Study and Develop a System for Automated Bird Count and Data Collection

The objective of this project is to design a system that could automatically calculate the number of chicken and their varying size.

The system consists of five parts. The first part is to study the deployment environment. The second is the sensor selection and hardware design. The third is the code algorithm and method to detect the presence of chicken. The fourth illustrates the communication interface. Lastly, designing of graphic user interface will be discussed.

The deployment environment is very humid caused by water condensation. Wireless deployment becomes unstable due to the varying water condensation intensity. If a cable is hung for testing, water droplets will be observed dripping from the cable within 3 minutes. The place will be washed using water pipe, so water resistance and vibration will be a concern to the design too.


Figure 1. Table show the test result of different sensor

After testing various sensors, light intensity was decided upon. It is also more cost effective.

Due to the chickens’ varying size and improper position, the system is registering a false count while detection is from the neck down to the bottom.

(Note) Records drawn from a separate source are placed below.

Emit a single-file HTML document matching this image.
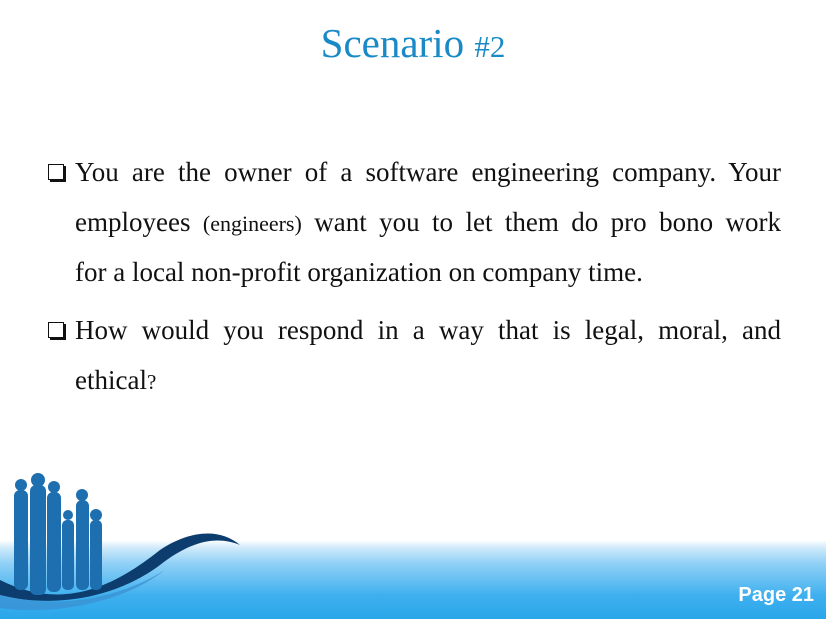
<!DOCTYPE html>
<html><head><meta charset="utf-8"><style>
body{margin:0;width:826px;height:619px;overflow:hidden;background:#fff;position:relative;font-family:"Liberation Serif",serif}
#title{position:absolute;top:19px;left:0;width:826px;text-align:center;font-size:41px;color:#1a8ac6}
#title span{font-size:31px}
.item{position:absolute;left:75px;width:706px;font-size:27px;color:#111}
.ln{height:50px;line-height:50px;white-space:nowrap}
.j{text-align:justify;text-align-last:justify;white-space:normal}
.box{position:absolute;left:-27px;top:17px;width:14px;height:14px;border:1.5px solid #111;box-shadow:2px 2px 0 #111}
#band{position:absolute;left:0;top:540px;width:826px;height:79px;background:linear-gradient(to bottom,#fff 0%,#cfeafb 10%,#8fd0f6 30%,#3fb0ee 70%,#2aa6ea 100%)}
#page{position:absolute;right:12px;top:584px;font-family:"Liberation Sans",sans-serif;font-weight:bold;font-size:20px;color:#fff}
</style></head><body>
<div id="title">Scenario <span>#2</span></div>
<div class="item" style="top:147px"><div class="box"></div>
<div class="ln j">You are the owner of a software engineering company. Your</div>
<div class="ln j">employees <small style="font-size:22px">(engineers)</small> want you to let them do pro bono work</div>
<div class="ln">for a local non-profit organization on company time.</div></div>
<div class="item" style="top:305px"><div class="box"></div>
<div class="ln j">How would you respond in a way that is legal, moral, and</div>
<div class="ln">ethical<small style="font-size:21px">?</small></div></div>
<div id="band"></div>
<svg style="position:absolute;left:0;top:470px" width="260" height="149">
<path d="M0,110 C60,140 110,120 160,80 C190,60 220,58 240,75 C215,65 190,72 160,95 C120,125 60,140 0,125Z" fill="#0d3d6e"/>
<path d="M0,125 C60,140 120,128 165,100 C120,135 50,145 0,138Z" fill="#3a8fd0" opacity=".7"/>
<g fill="#1d6fb0">
<rect x="14" y="20" width="14" height="100" rx="6"/><circle cx="21" cy="15" r="6"/>
<rect x="30" y="15" width="16" height="110" rx="6"/><circle cx="38" cy="10" r="7"/>
<rect x="47" y="22" width="14" height="100" rx="6"/><circle cx="54" cy="17" r="6"/>
<rect x="62" y="50" width="12" height="70" rx="5"/><circle cx="68" cy="45" r="5"/>
<rect x="76" y="30" width="13" height="90" rx="6"/><circle cx="82" cy="25" r="6"/>
<rect x="90" y="50" width="12" height="70" rx="5"/><circle cx="96" cy="45" r="6"/>
</g></svg>
<div id="page">Page 21</div>
</body></html>
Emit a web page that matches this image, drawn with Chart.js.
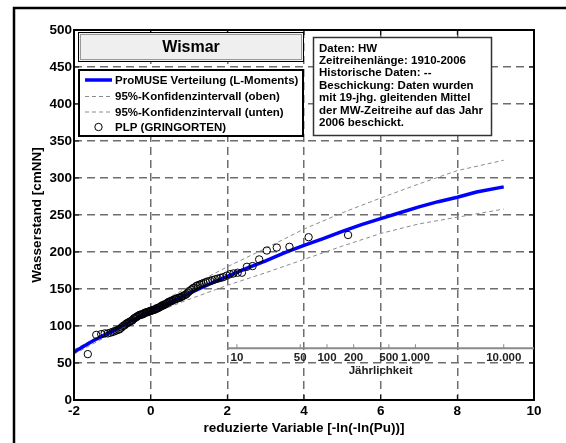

So, a timer to detect the feet was introduced. The algorithm was able to provide an accurate count of the number chickens and also the hanging position.

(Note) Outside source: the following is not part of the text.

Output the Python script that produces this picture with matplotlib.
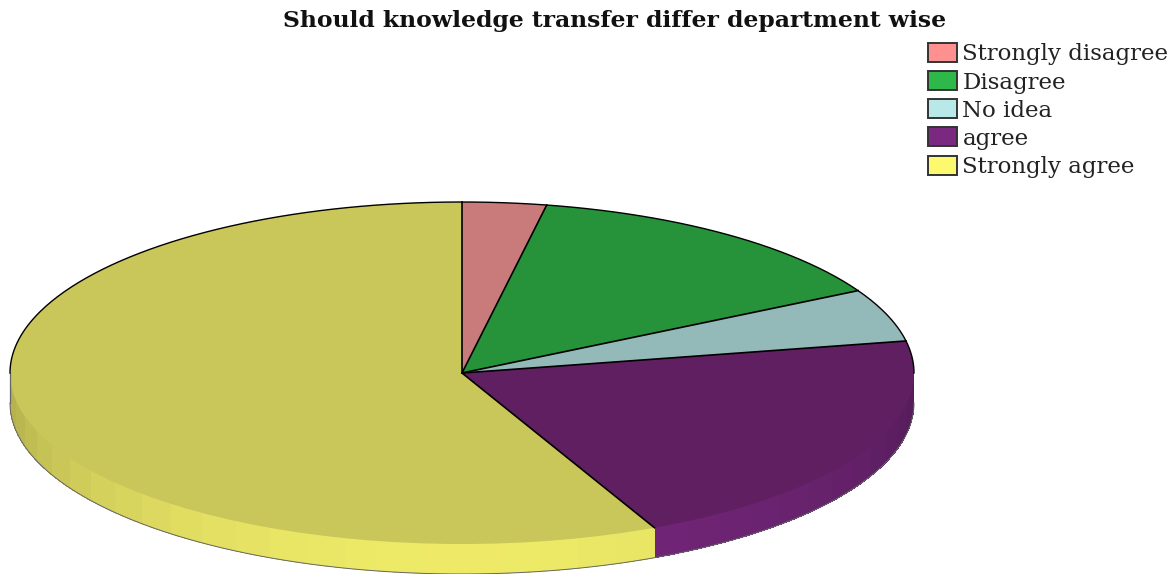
import numpy as np
import matplotlib
matplotlib.use("Agg")
import matplotlib.pyplot as plt
from matplotlib.patches import Patch
from matplotlib.colors import to_rgb

title = "Should knowledge transfer differ department wise"
categories = ["Strongly disagree", "Disagree", "No idea", "agree", "Strongly agree"]
values = [3, 14, 5, 21, 57]
top_colors = ["#c97a7a", "#26933a", "#94b9b9", "#5f1f60", "#c9c65a"]
legend_colors = ["#ff9090", "#2fb84a", "#b8e8e8", "#7a2880", "#fdf96e"]

W, H = 1176, 574
CX, CY, RX, RY, DEPTH = 462, 373, 452, 171, 30

fig = plt.figure(figsize=(W / 100, H / 100), dpi=100)
ax = fig.add_axes([0, 0, 1, 1])

# top surface: a unit pie stretched into an ellipse by the axis limits
wedges, _ = ax.pie(values, colors=top_colors, startangle=90, counterclock=False,
                   radius=1, center=(0, 0), wedgeprops=dict(linewidth=0, zorder=3))
ax.set_aspect("auto")
ax.set_xlim(-CX / RX, (W - CX) / RX)
ax.set_ylim((CY - H) / RY, CY / RY)
ax.axis("off")

depth = DEPTH / RY
edges = 90 - 360 * np.cumsum([0] + values) / np.sum(values)

# rim, drawn as shaded facets on the visible lower half
step = 5.0
for i, (a0, a1) in enumerate(zip(edges[:-1], edges[1:])):
    lo, hi = max(a1, -180), min(a0, 0)
    if lo >= hi:
        continue
    cuts = np.unique(np.r_[lo, np.arange(np.ceil(lo / step) * step, hi, step), hi])
    for s, e in zip(cuts[:-1], cuts[1:]):
        t = np.radians(np.linspace(s, e, 6))
        mid = (s + e) / 2
        f = 0.68 + 0.26 * np.cos(np.radians(mid + 90))
        col = tuple(min(1, c * f) for c in to_rgb(legend_colors[i]))
        xs = np.r_[np.cos(t), np.cos(t[::-1])]
        ys = np.r_[np.sin(t), np.sin(t[::-1]) - depth]
        ax.fill(xs, ys, facecolor=col, edgecolor="none", lw=0, antialiased=False, zorder=2)

# outer lower outline of the rim
t = np.radians(np.linspace(-180, 0, 200))
ax.plot(np.cos(t), np.sin(t) - depth, color="#66666a", lw=0.7, zorder=4)
ax.plot([-1, -1], [0, -depth], color="#66666a", lw=0.9, zorder=4)

# black outline of the upper half and the slice borders
t = np.radians(np.linspace(0, 180, 300))
ax.plot(np.cos(t), np.sin(t), color="black", lw=1.0, zorder=5)
for a in edges[:-1]:
    r = np.radians(a)
    ax.plot([0, np.cos(r)], [0, np.sin(r)], color="black", lw=1.2, zorder=5)

fig.text(615 / W, 1 - 21 / H, title, family="DejaVu Serif", fontweight="bold",
         fontsize=16.9, ha="center", va="center", color="#111111")

handles = [Patch(facecolor=c, edgecolor="#333333", linewidth=1.4) for c in legend_colors]
fig.legend(handles, categories, loc="upper left", bbox_to_anchor=(928 / W, 1 - 43 / H),
           bbox_transform=fig.transFigure, frameon=False, borderpad=0, borderaxespad=0,
           handlelength=1.25, handleheight=0.9, handletextpad=0.25, labelspacing=0.25,
           prop=dict(family="DejaVu Serif", size=16.5), labelcolor="#222222")

fig.savefig("out.png", dpi=100)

Figure 2. Captured Data, green is chicken detection profile, yellow is hanger detection profile
Figure 3 shows how the  detector/sensor works.

When the chicken feet and the hanger are detected, the signal is sent to the LED count display and captured by application.


Designing with wireless communication was decided upon after completion of field test on wireless receiving sensitivity. However, after 3 weeks, when the data receiving frequency was examined, it was found that data was not coming in in a constant manner. This was due to the unstable wireless RSSI in the sensor room. This issue was resolved by changing to RS485 interface. Now data is coming in in a constant frequency. Below is the system block diagram.

Figure 4. System block diagram and modular hardware design.

The software application was developed with GUI in collaboration with National Instrument LABVIEW. This application will automatically detect the port and configure it. The only step involving a human resource is the keying in of the batch number. This creates identification (ID) for tracking purposes. Once the batch count is completed, the system will automatically reset the counter. If there is a malfunction of the system, a notification will be sent to the developer. After completion of each batch, detailed data will be sent to the developer via email. The data will be analyzed for improvement and also monitoring purposes. The report will be saved in a shared folder where the client will have access to.

Figure  5. Software application with GUI developed by LABVIEW

To conclude, even though we have achieved an accurate chicken count with reduced human resources, the issue of empty batch ID and out of alignment sensor still occurs. To fully eradicate this issue, industry internet (Industry 4.0) has to be implemented from the farm, suppliers and clients.